- _Task statement_:
Can you copy out the data exactly? Leave the images out.

─── Data extract

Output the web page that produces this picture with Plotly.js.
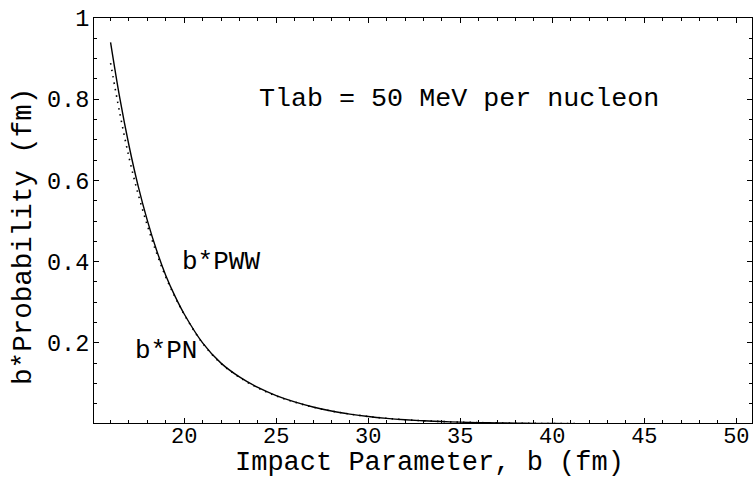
<!DOCTYPE html>
<html>
<head>
<meta charset="utf-8">
<script src="https://cdn.plot.ly/plotly-3.0.1.min.js"></script>
<style>html,body{margin:0;padding:0;background:#fff;}#chart{width:755px;height:481px;}</style>
</head>
<body>
<div id="chart"></div>
<script>
// Impact parameter b (fm)
var bValues = [16, 16.5, 17, 17.5, 18, 18.5, 19, 19.5, 20, 21, 22, 23, 24, 25, 26, 27, 28, 29, 30, 31, 32, 33, 34, 35, 36, 37, 38, 39, 40, 42, 44, 46, 48, 50];
// b*PN (solid)
var bPN = [0.940, 0.803, 0.686, 0.586, 0.501, 0.428, 0.366, 0.315, 0.271, 0.200, 0.150, 0.116, 0.090, 0.070, 0.0545, 0.042, 0.032, 0.0245, 0.0185, 0.014, 0.0106, 0.0080, 0.0061, 0.0046, 0.0035, 0.0027, 0.0021, 0.0016, 0.0012, 0.0007, 0.0004, 0.00025, 0.00015, 0.0001];
// b*PWW (dotted)
var bPWW = [0.889, 0.766, 0.657, 0.566, 0.489, 0.421, 0.362, 0.313, 0.270, 0.199, 0.149, 0.115, 0.089, 0.069, 0.054, 0.0415, 0.032, 0.0245, 0.0185, 0.014, 0.0106, 0.0080, 0.0061, 0.0046, 0.0035, 0.0027, 0.0021, 0.0016, 0.0012, 0.0007, 0.0004, 0.00025, 0.00015, 0.0001];

var xTickVals = [20, 25, 30, 35, 40, 45, 50];
var xTickText = ['20', '25', '30', '35', '40', '45', '50'];
var yTickVals = [0.2, 0.4, 0.6, 0.8, 1];
var yTickText = ['0.2', '0.4', '0.6', '0.8', '1'];

var mono = 'Liberation Mono, Courier New, monospace';

var traces = [
  {x: bValues, y: bPWW, mode: 'lines', line: {color: '#000', width: 1.6, dash: '1.5px,5px', shape: 'spline'}, hoverinfo: 'skip'},
  {x: bValues, y: bPN, mode: 'lines', line: {color: '#000', width: 1.4, shape: 'spline'}, hoverinfo: 'skip'}
];

var layout = {
  width: 755, height: 481,
  margin: {l: 94, r: 3, t: 18, b: 58},
  paper_bgcolor: '#fff', plot_bgcolor: '#fff',
  showlegend: false,
  font: {family: mono, color: '#000'},
  xaxis: {
    range: [15.1, 50.85],
    tickmode: 'array', tickvals: xTickVals, ticktext: xTickText,
    ticks: 'inside', ticklen: 5, tickwidth: 1, tickcolor: '#000',
    minor: {tickmode: 'linear', tick0: 0, dtick: 1, ticks: 'inside', ticklen: 3, tickcolor: '#000', showgrid: false},
    showline: true, linecolor: '#000', linewidth: 1, mirror: 'allticks',
    showgrid: false, zeroline: false,
    tickfont: {family: mono, size: 22, color: '#000'},
    ticklabelstandoff: -7
  },
  yaxis: {
    range: [0.0025, 1.0],
    tickmode: 'array', tickvals: yTickVals, ticktext: yTickText,
    ticks: 'inside', ticklen: 5, tickwidth: 1, tickcolor: '#000',
    minor: {tickmode: 'linear', tick0: 0, dtick: 0.05, ticks: 'inside', ticklen: 3, tickcolor: '#000', showgrid: false},
    showline: true, linecolor: '#000', linewidth: 1, mirror: 'allticks',
    showgrid: false, zeroline: false,
    tickfont: {family: mono, size: 23.5, color: '#000'},
    ticklabelstandoff: -1
  },
  annotations: [
    {x: 0.5101, y: -0.0988, xref: 'paper', yref: 'paper', xanchor: 'center', yanchor: 'middle', borderpad: 0, text: 'Impact Parameter, b (fm)', showarrow: false, font: {family: mono, size: 27, color: '#000'}},
    {x: -0.1064, y: 0.462, xref: 'paper', yref: 'paper', xanchor: 'center', yanchor: 'middle', textangle: -90, text: 'b*Probability (fm)', showarrow: false, font: {family: mono, size: 27.5, color: '#000'}},
    {x: 34.95, y: 0.80, xref: 'x', yref: 'y', text: 'Tlab = 50 MeV per nucleon', showarrow: false, font: {family: mono, size: 26.7, color: '#000'}},
    {x: 21.98, y: 0.40, xref: 'x', yref: 'y', text: 'b*PWW', showarrow: false, font: {family: mono, size: 26, color: '#000'}},
    {x: 18.99, y: 0.18, xref: 'x', yref: 'y', text: 'b*PN', showarrow: false, font: {family: mono, size: 26, color: '#000'}}
  ]
};

Plotly.newPlot('chart', traces, layout, {staticPlot: true, displayModeBar: false});
</script>
</body>
</html>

──────

- _Exercise output_:
Output the web page that produces this picture with Plotly.js.
<!DOCTYPE html>
<html>
<head>
<meta charset="utf-8">
<script src="https://cdn.plot.ly/plotly-3.0.1.min.js"></script>
<style>html,body{margin:0;padding:0;background:#fff;}#chart{width:755px;height:481px;}</style>
</head>
<body>
<div id="chart"></div>
<script>
// Impact parameter b (fm)
var bValues = [16, 16.5, 17, 17.5, 18, 18.5, 19, 19.5, 20, 21, 22, 23, 24, 25, 26, 27, 28, 29, 30, 31, 32, 33, 34, 35, 36, 37, 38, 39, 40, 42, 44, 46, 48, 50];
// b*PN (solid)
var bPN = [0.940, 0.803, 0.686, 0.586, 0.501, 0.428, 0.366, 0.315, 0.271, 0.200, 0.150, 0.116, 0.090, 0.070, 0.0545, 0.042, 0.032, 0.0245, 0.0185, 0.014, 0.0106, 0.0080, 0.0061, 0.0046, 0.0035, 0.0027, 0.0021, 0.0016, 0.0012, 0.0007, 0.0004, 0.00025, 0.00015, 0.0001];
// b*PWW (dotted)
var bPWW = [0.889, 0.766, 0.657, 0.566, 0.489, 0.421, 0.362, 0.313, 0.270, 0.199, 0.149, 0.115, 0.089, 0.069, 0.054, 0.0415, 0.032, 0.0245, 0.0185, 0.014, 0.0106, 0.0080, 0.0061, 0.0046, 0.0035, 0.0027, 0.0021, 0.0016, 0.0012, 0.0007, 0.0004, 0.00025, 0.00015, 0.0001];

var xTickVals = [20, 25, 30, 35, 40, 45, 50];
var xTickText = ['20', '25', '30', '35', '40', '45', '50'];
var yTickVals = [0.2, 0.4, 0.6, 0.8, 1];
var yTickText = ['0.2', '0.4', '0.6', '0.8', '1'];

var mono = 'Liberation Mono, Courier New, monospace';

var traces = [
  {x: bValues, y: bPWW, mode: 'lines', line: {color: '#000', width: 1.6, dash: '1.5px,5px', shape: 'spline'}, hoverinfo: 'skip'},
  {x: bValues, y: bPN, mode: 'lines', line: {color: '#000', width: 1.4, shape: 'spline'}, hoverinfo: 'skip'}
];

var layout = {
  width: 755, height: 481,
  margin: {l: 94, r: 3, t: 18, b: 58},
  paper_bgcolor: '#fff', plot_bgcolor: '#fff',
  showlegend: false,
  font: {family: mono, color: '#000'},
  xaxis: {
    range: [15.1, 50.85],
    tickmode: 'array', tickvals: xTickVals, ticktext: xTickText,
    ticks: 'inside', ticklen: 5, tickwidth: 1, tickcolor: '#000',
    minor: {tickmode: 'linear', tick0: 0, dtick: 1, ticks: 'inside', ticklen: 3, tickcolor: '#000', showgrid: false},
    showline: true, linecolor: '#000', linewidth: 1, mirror: 'allticks',
    showgrid: false, zeroline: false,
    tickfont: {family: mono, size: 22, color: '#000'},
    ticklabelstandoff: -7
  },
  yaxis: {
    range: [0.0025, 1.0],
    tickmode: 'array', tickvals: yTickVals, ticktext: yTickText,
    ticks: 'inside', ticklen: 5, tickwidth: 1, tickcolor: '#000',
    minor: {tickmode: 'linear', tick0: 0, dtick: 0.05, ticks: 'inside', ticklen: 3, tickcolor: '#000', showgrid: false},
    showline: true, linecolor: '#000', linewidth: 1, mirror: 'allticks',
    showgrid: false, zeroline: false,
    tickfont: {family: mono, size: 23.5, color: '#000'},
    ticklabelstandoff: -1
  },
  annotations: [
    {x: 0.5101, y: -0.0988, xref: 'paper', yref: 'paper', xanchor: 'center', yanchor: 'middle', borderpad: 0, text: 'Impact Parameter, b (fm)', showarrow: false, font: {family: mono, size: 27, color: '#000'}},
    {x: -0.1064, y: 0.462, xref: 'paper', yref: 'paper', xanchor: 'center', yanchor: 'middle', textangle: -90, text: 'b*Probability (fm)', showarrow: false, font: {family: mono, size: 27.5, color: '#000'}},
    {x: 34.95, y: 0.80, xref: 'x', yref: 'y', text: 'Tlab = 50 MeV per nucleon', showarrow: false, font: {family: mono, size: 26.7, color: '#000'}},
    {x: 21.98, y: 0.40, xref: 'x', yref: 'y', text: 'b*PWW', showarrow: false, font: {family: mono, size: 26, color: '#000'}},
    {x: 18.99, y: 0.18, xref: 'x', yref: 'y', text: 'b*PN', showarrow: false, font: {family: mono, size: 26, color: '#000'}}
  ]
};

Plotly.newPlot('chart', traces, layout, {staticPlot: true, displayModeBar: false});
</script>
</body>
</html>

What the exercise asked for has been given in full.